Phyla of Joy
by Karen An-hwei Lee
Tupelo Press, 2011
Reviewed by Janelle Elyse Kihlstrom
Karen An-hwei Lee's third collection, Phyla of Joy, shines with poems of refined craft and subtle linguistic play. Love of language, love of the divine and reverence for the embodied human feminine each together and in turn animate the delicate interior and closely magnified exterior landscapes of these poems.
Many of the poems include in their titles the words "Prayer," "Dream," "Meditation" or "Psalm." In Lee's work, a dream, a prayer and a mediation are cut from the same cloth. To wander the world with eyes and heart open to nature and to the divine is to meditate, to dream and to pray.
Sometimes, as in "Meditation on a Cenote," an observation leads to a small but profound self-discovery: "Memory is a cenote or limestone pool/ where the moon's underground eye// confesses fawn-colored vapor/ or sublimates violet irises in a jar —/ the self's watery other, shyly adrift// as the body: a cenotaph, water monument/ for the self who is missing elsewhere,/ empirical matter in a field of spirit."

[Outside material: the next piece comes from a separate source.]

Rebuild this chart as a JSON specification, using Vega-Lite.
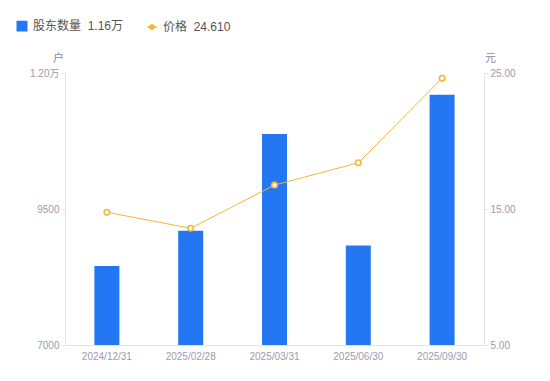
{
  "$schema": "https://vega.github.io/schema/vega-lite/v6.json",
  "width": 419,
  "height": 272,
  "autosize": "none",
  "padding": {"left": 65, "top": 73, "right": 66, "bottom": 36},
  "background": "white",
  "config": {
    "view": {"stroke": null},
    "font": "Liberation Sans, Noto Sans CJK SC, sans-serif",
    "axis": {"grid": false, "labelColor": "#9b9bab", "labelFontSize": 10, "domainColor": "#e3e3ea", "tickColor": "#e3e3ea", "titleColor": "#8a8a99", "titleFontWeight": "normal", "titleFontSize": 11}
  },
  "data": {"values": [
    {"date": "2024/12/31", "count": 8450, "price": 14.76},
    {"date": "2025/02/28", "count": 9100, "price": 13.58},
    {"date": "2025/03/31", "count": 10880, "price": 16.76},
    {"date": "2025/06/30", "count": 8830, "price": 18.40},
    {"date": "2025/09/30", "count": 11600, "price": 24.61}
  ]},
  "encoding": {
    "x": {"field": "date", "type": "nominal", "sort": null, "scale": {"paddingInner": 0, "paddingOuter": 0},
      "axis": {"title": null, "labelAngle": 0, "ticks": false, "labelPadding": 6, "domainColor": "#e3e3ea"}}
  },
  "layer": [
    {
      "mark": {"type": "bar", "width": 25, "clip": true},
      "encoding": {
        "y": {"field": "count", "type": "quantitative", "scale": {"domain": [7000, 12000], "nice": false, "zero": false},
          "axis": {"values": [7000, 9500, 12000], "tickSize": 4, "labelExpr": "datum.value >= 10000 ? format(datum.value/10000, '.2f') + '万' : format(datum.value, 'd')", "title": "户", "titleAngle": 0, "titleAnchor": "end", "titleAlign": "center", "titleBaseline": "bottom", "titleX": -7, "titleY": -10}},
        "y2": {"datum": 7000},
        "color": {"datum": "股东数量", "type": "nominal",
          "scale": {"domain": ["股东数量", "价格"], "range": ["#2477f2", "#f7b538"]},
          "legend": {
            "orient": "none", "legendX": -49, "legendY": -53, "direction": "horizontal", "title": null,
            "labelFontSize": 12, "labelColor": "#555555", "columnPadding": 20, "symbolSize": 90, "labelOffset": 5,
            "labelExpr": "datum.label == '价格' ? '价格\u00a0\u00a024.610' : '股东数量\u00a0\u00a01.16万'",
            "encode": {"symbols": {"update": {
              "shape": {"signal": "datum.value == '价格' ? 'M-1,0H-0.45M0.45,0H1M-0.45,0A0.45,0.45 0 1 0 0.45,0A0.45,0.45 0 1 0 -0.45,0' : 'square'"},
              "fill": {"signal": "datum.value == '价格' ? 'white' : '#2477f2'"},
              "stroke": {"signal": "datum.value == '价格' ? '#f7b538' : '#2477f2'"},
              "strokeWidth": {"value": 1.5}
            }}}
          }}
      }
    },
    {
      "encoding": {
        "y": {"field": "price", "type": "quantitative", "scale": {"domain": [5, 25], "nice": false, "zero": false},
          "axis": {"orient": "right", "values": [5, 15, 25], "format": ".2f", "tickSize": 4, "title": "元", "titleAngle": 0, "titleAnchor": "end", "titleAlign": "center", "titleBaseline": "bottom", "titleX": 6, "titleY": -10}}
      },
      "layer": [
        {"mark": {"type": "line", "strokeWidth": 1}, "encoding": {"color": {"datum": "价格", "type": "nominal"}}},
        {"mark": {"type": "point", "filled": true, "fill": "white", "stroke": "#f7b538", "strokeWidth": 1.6, "size": 30, "opacity": 1}, "encoding": {}}
      ]
    }
  ],
  "resolve": {"scale": {"y": "independent"}}
}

"Preservation of Rare Languages" is a lamentation on the inevitable loss of once vibrant and dynamic tongues around the the world, which women strive to keep alive by intergenerational transmission.
In "Faith By Hearing," she writes of "studying books by the light of fireflies,/ by ch'uang, the ideogram for window,/ source of fires paired and housed/ passed from woman to woman,/ inherited only from mothers,/ phosphorescent hum."
In Horses of Famine, Horses of War," a blind woman acts as a sort of oracle for a language that is as incomprehensible as the nature of life itself:
A blind woman considered the inverted thinness of cigarette paper, almost
fish skin or petal. A man is passing on and no one knows his name. Paper
with a name on it floats out of her hand. A book is a closed green circle. Or
a woman whose first name sounds like sycamore-fig whispered. Or a book
is a shore. It encircles hungry fish consuming these words.
As with the lyric entreaties of the old poet-mystics, language for Lee is an imperfect but necessary means of approaching the divine. The answer to such entreaties is sometimes silence, at other times grace, as in "Psalm I": ".... Young stars are only/ hundreds of millions of years old. God turns on the light in her body,/ a soft lamp with a paper shade a mother uses while nursing her infant."
Later, "Psalm III" references the double helix of DNA in a stream-of-consciousness mediation on human nature: ".... Open/ your eyes. Double strands of inheritence. Chirality. Our nucleotides/ are right-handed optical isomers. What is the probability of this in/ nature. Why carry this urn of ash, yesterday's blindness. An orphan in/ exile sketches a rose under a full moon...."
In the series of poems entitled "Selenographia," a woman's aging body is compared to the moon's surface. In "Selenographia III," the narrator asks, "Is this the body observed without conjecture/ dripping on the smooth rim of her personal sea/ with whispering clocks of lunar craters/ formed long ago when the world was// a thread of light in the beginning?"
However, earlier, in "Invocation," a young girl's mother affirms the speaker in rejecting the objectification of her body in language, insisting on the girl's own fluid self-definition of her embodiment:
Your body is neither flora, fauna, nor brass.
You are not a mountain range. Our voices,
ringing as one, are not the boat-laden rivers.
We are neither rain nor sorrow. Speak. I am
my mother's daughter, four summers old.
I am a strong girl, fourteen summers.
Lee's sense of the feminine is one of self-aware presence, as she hints in the opening poem, "Yingri": "Inside me is a bridge, or the beams of a house" — maybe a bridge to the ineffable divine.
The "garden boat" she goes on to mention, atop "an old ground swell," could refer to language, the vehicle of transport between the two.